### WHAT IS ASKED
Leave out the pictures and return every entry exactly as it appears.

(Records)
※

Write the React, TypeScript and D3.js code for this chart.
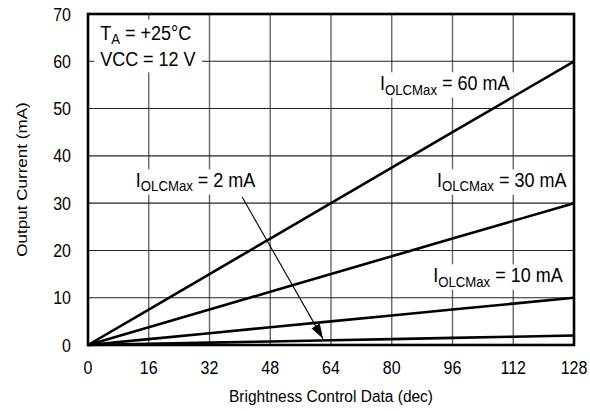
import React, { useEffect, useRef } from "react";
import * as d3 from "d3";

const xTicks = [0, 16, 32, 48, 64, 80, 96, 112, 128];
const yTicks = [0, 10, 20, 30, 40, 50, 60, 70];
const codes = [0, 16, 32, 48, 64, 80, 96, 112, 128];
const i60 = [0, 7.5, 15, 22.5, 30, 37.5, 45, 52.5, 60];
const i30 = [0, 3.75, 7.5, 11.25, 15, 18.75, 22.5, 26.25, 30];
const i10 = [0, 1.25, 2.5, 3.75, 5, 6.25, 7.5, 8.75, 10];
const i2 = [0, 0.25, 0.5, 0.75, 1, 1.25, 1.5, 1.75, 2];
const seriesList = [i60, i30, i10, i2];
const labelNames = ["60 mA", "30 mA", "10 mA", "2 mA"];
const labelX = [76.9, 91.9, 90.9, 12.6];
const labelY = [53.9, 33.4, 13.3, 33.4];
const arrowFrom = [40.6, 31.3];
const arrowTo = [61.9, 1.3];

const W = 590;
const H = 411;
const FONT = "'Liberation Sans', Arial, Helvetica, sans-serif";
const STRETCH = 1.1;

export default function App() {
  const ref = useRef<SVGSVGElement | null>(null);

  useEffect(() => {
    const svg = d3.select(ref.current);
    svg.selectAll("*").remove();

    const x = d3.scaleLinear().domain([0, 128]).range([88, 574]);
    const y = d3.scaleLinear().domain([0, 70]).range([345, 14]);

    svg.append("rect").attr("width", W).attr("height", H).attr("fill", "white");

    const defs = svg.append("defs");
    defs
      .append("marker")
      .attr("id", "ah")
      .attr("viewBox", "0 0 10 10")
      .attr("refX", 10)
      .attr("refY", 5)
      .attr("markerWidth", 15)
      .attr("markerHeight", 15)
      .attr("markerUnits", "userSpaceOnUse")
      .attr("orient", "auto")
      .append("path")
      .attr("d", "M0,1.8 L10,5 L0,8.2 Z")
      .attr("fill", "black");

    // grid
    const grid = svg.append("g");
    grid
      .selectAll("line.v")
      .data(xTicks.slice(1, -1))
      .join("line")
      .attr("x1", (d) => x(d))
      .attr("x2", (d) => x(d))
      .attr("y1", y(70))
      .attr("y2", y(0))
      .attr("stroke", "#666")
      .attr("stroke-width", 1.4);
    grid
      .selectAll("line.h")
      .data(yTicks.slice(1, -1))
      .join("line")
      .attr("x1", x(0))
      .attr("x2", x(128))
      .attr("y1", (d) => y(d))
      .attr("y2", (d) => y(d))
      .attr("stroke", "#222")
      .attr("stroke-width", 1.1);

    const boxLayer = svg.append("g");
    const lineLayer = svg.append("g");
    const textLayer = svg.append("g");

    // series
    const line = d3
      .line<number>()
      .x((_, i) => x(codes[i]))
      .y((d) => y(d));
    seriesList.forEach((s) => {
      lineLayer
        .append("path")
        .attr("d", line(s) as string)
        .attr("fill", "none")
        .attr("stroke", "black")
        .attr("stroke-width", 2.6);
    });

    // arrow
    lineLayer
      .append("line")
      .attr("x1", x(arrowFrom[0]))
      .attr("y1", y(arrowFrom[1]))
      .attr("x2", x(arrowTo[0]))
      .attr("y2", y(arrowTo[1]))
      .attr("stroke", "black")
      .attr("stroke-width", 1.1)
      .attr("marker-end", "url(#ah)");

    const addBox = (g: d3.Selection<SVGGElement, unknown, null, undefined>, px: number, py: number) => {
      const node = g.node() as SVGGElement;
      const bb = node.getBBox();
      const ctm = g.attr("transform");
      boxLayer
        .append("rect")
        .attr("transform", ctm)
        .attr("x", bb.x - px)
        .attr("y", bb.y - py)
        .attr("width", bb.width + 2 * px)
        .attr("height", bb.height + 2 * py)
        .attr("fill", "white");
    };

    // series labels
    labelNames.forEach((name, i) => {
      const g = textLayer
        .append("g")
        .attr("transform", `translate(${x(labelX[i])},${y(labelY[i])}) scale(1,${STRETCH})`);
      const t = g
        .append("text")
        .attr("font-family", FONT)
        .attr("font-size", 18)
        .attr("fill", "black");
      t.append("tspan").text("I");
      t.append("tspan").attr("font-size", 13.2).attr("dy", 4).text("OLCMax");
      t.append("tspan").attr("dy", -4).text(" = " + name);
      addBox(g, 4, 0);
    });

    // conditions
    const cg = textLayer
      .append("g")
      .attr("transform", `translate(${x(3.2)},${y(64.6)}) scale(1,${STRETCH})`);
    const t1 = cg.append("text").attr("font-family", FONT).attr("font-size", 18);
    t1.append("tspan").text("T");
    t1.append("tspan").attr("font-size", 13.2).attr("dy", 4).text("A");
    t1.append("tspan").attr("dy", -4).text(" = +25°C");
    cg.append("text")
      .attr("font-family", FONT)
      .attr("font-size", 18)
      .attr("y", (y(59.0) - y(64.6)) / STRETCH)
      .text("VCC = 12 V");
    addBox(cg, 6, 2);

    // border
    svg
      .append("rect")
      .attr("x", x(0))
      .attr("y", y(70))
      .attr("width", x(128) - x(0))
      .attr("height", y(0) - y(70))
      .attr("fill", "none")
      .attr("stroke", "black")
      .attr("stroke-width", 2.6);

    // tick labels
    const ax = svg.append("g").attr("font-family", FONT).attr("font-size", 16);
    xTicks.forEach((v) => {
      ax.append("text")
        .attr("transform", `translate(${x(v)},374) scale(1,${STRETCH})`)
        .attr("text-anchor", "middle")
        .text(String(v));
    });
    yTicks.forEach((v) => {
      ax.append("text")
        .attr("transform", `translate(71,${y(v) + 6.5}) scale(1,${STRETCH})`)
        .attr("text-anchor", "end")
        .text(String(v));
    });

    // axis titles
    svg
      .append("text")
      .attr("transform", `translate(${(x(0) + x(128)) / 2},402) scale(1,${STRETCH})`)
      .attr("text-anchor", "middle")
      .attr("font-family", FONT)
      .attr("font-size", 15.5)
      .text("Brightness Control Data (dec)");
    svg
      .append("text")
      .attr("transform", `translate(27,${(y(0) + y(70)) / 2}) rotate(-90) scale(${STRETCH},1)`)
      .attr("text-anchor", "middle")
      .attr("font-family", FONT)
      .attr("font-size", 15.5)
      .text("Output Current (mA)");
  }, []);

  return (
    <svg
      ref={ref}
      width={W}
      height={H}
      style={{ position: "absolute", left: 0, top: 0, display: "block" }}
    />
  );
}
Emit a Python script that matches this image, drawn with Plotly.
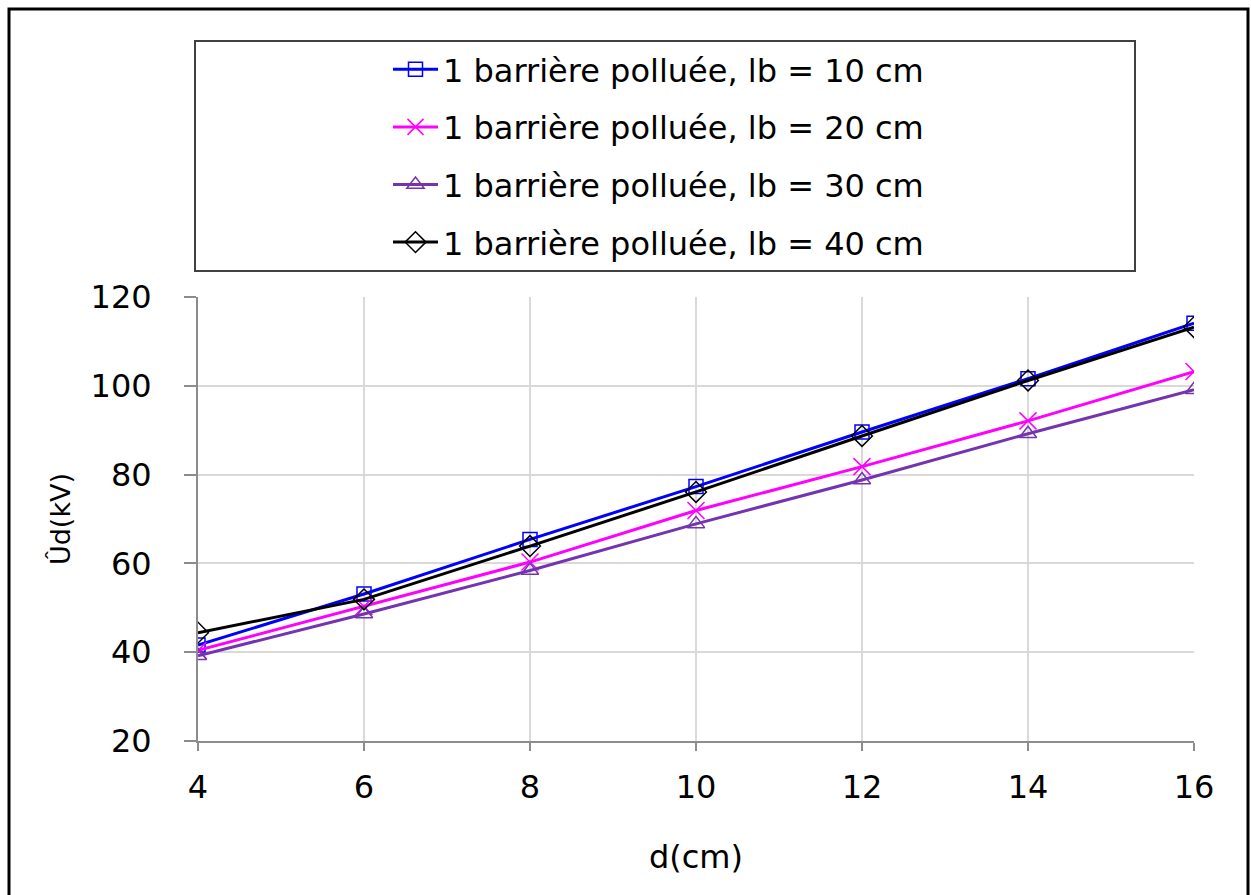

※

### SOLUTION TO THE EXERCISE
Write the React, TypeScript and D3.js code for this chart.
import React, { useEffect, useRef } from "react";
import * as d3 from "d3";

const xTicks = [0, 16, 32, 48, 64, 80, 96, 112, 128];
const yTicks = [0, 10, 20, 30, 40, 50, 60, 70];
const codes = [0, 16, 32, 48, 64, 80, 96, 112, 128];
const i60 = [0, 7.5, 15, 22.5, 30, 37.5, 45, 52.5, 60];
const i30 = [0, 3.75, 7.5, 11.25, 15, 18.75, 22.5, 26.25, 30];
const i10 = [0, 1.25, 2.5, 3.75, 5, 6.25, 7.5, 8.75, 10];
const i2 = [0, 0.25, 0.5, 0.75, 1, 1.25, 1.5, 1.75, 2];
const seriesList = [i60, i30, i10, i2];
const labelNames = ["60 mA", "30 mA", "10 mA", "2 mA"];
const labelX = [76.9, 91.9, 90.9, 12.6];
const labelY = [53.9, 33.4, 13.3, 33.4];
const arrowFrom = [40.6, 31.3];
const arrowTo = [61.9, 1.3];

const W = 590;
const H = 411;
const FONT = "'Liberation Sans', Arial, Helvetica, sans-serif";
const STRETCH = 1.1;

export default function App() {
  const ref = useRef<SVGSVGElement | null>(null);

  useEffect(() => {
    const svg = d3.select(ref.current);
    svg.selectAll("*").remove();

    const x = d3.scaleLinear().domain([0, 128]).range([88, 574]);
    const y = d3.scaleLinear().domain([0, 70]).range([345, 14]);

    svg.append("rect").attr("width", W).attr("height", H).attr("fill", "white");

    const defs = svg.append("defs");
    defs
      .append("marker")
      .attr("id", "ah")
      .attr("viewBox", "0 0 10 10")
      .attr("refX", 10)
      .attr("refY", 5)
      .attr("markerWidth", 15)
      .attr("markerHeight", 15)
      .attr("markerUnits", "userSpaceOnUse")
      .attr("orient", "auto")
      .append("path")
      .attr("d", "M0,1.8 L10,5 L0,8.2 Z")
      .attr("fill", "black");

    // grid
    const grid = svg.append("g");
    grid
      .selectAll("line.v")
      .data(xTicks.slice(1, -1))
      .join("line")
      .attr("x1", (d) => x(d))
      .attr("x2", (d) => x(d))
      .attr("y1", y(70))
      .attr("y2", y(0))
      .attr("stroke", "#666")
      .attr("stroke-width", 1.4);
    grid
      .selectAll("line.h")
      .data(yTicks.slice(1, -1))
      .join("line")
      .attr("x1", x(0))
      .attr("x2", x(128))
      .attr("y1", (d) => y(d))
      .attr("y2", (d) => y(d))
      .attr("stroke", "#222")
      .attr("stroke-width", 1.1);

    const boxLayer = svg.append("g");
    const lineLayer = svg.append("g");
    const textLayer = svg.append("g");

    // series
    const line = d3
      .line<number>()
      .x((_, i) => x(codes[i]))
      .y((d) => y(d));
    seriesList.forEach((s) => {
      lineLayer
        .append("path")
        .attr("d", line(s) as string)
        .attr("fill", "none")
        .attr("stroke", "black")
        .attr("stroke-width", 2.6);
    });

    // arrow
    lineLayer
      .append("line")
      .attr("x1", x(arrowFrom[0]))
      .attr("y1", y(arrowFrom[1]))
      .attr("x2", x(arrowTo[0]))
      .attr("y2", y(arrowTo[1]))
      .attr("stroke", "black")
      .attr("stroke-width", 1.1)
      .attr("marker-end", "url(#ah)");

    const addBox = (g: d3.Selection<SVGGElement, unknown, null, undefined>, px: number, py: number) => {
      const node = g.node() as SVGGElement;
      const bb = node.getBBox();
      const ctm = g.attr("transform");
      boxLayer
        .append("rect")
        .attr("transform", ctm)
        .attr("x", bb.x - px)
        .attr("y", bb.y - py)
        .attr("width", bb.width + 2 * px)
        .attr("height", bb.height + 2 * py)
        .attr("fill", "white");
    };

    // series labels
    labelNames.forEach((name, i) => {
      const g = textLayer
        .append("g")
        .attr("transform", `translate(${x(labelX[i])},${y(labelY[i])}) scale(1,${STRETCH})`);
      const t = g
        .append("text")
        .attr("font-family", FONT)
        .attr("font-size", 18)
        .attr("fill", "black");
      t.append("tspan").text("I");
      t.append("tspan").attr("font-size", 13.2).attr("dy", 4).text("OLCMax");
      t.append("tspan").attr("dy", -4).text(" = " + name);
      addBox(g, 4, 0);
    });

    // conditions
    const cg = textLayer
      .append("g")
      .attr("transform", `translate(${x(3.2)},${y(64.6)}) scale(1,${STRETCH})`);
    const t1 = cg.append("text").attr("font-family", FONT).attr("font-size", 18);
    t1.append("tspan").text("T");
    t1.append("tspan").attr("font-size", 13.2).attr("dy", 4).text("A");
    t1.append("tspan").attr("dy", -4).text(" = +25°C");
    cg.append("text")
      .attr("font-family", FONT)
      .attr("font-size", 18)
      .attr("y", (y(59.0) - y(64.6)) / STRETCH)
      .text("VCC = 12 V");
    addBox(cg, 6, 2);

    // border
    svg
      .append("rect")
      .attr("x", x(0))
      .attr("y", y(70))
      .attr("width", x(128) - x(0))
      .attr("height", y(0) - y(70))
      .attr("fill", "none")
      .attr("stroke", "black")
      .attr("stroke-width", 2.6);

    // tick labels
    const ax = svg.append("g").attr("font-family", FONT).attr("font-size", 16);
    xTicks.forEach((v) => {
      ax.append("text")
        .attr("transform", `translate(${x(v)},374) scale(1,${STRETCH})`)
        .attr("text-anchor", "middle")
        .text(String(v));
    });
    yTicks.forEach((v) => {
      ax.append("text")
        .attr("transform", `translate(71,${y(v) + 6.5}) scale(1,${STRETCH})`)
        .attr("text-anchor", "end")
        .text(String(v));
    });

    // axis titles
    svg
      .append("text")
      .attr("transform", `translate(${(x(0) + x(128)) / 2},402) scale(1,${STRETCH})`)
      .attr("text-anchor", "middle")
      .attr("font-family", FONT)
      .attr("font-size", 15.5)
      .text("Brightness Control Data (dec)");
    svg
      .append("text")
      .attr("transform", `translate(27,${(y(0) + y(70)) / 2}) rotate(-90) scale(${STRETCH},1)`)
      .attr("text-anchor", "middle")
      .attr("font-family", FONT)
      .attr("font-size", 15.5)
      .text("Output Current (mA)");
  }, []);

  return (
    <svg
      ref={ref}
      width={W}
      height={H}
      style={{ position: "absolute", left: 0, top: 0, display: "block" }}
    />
  );
}
Emit a Python script that matches this image, drawn with Plotly.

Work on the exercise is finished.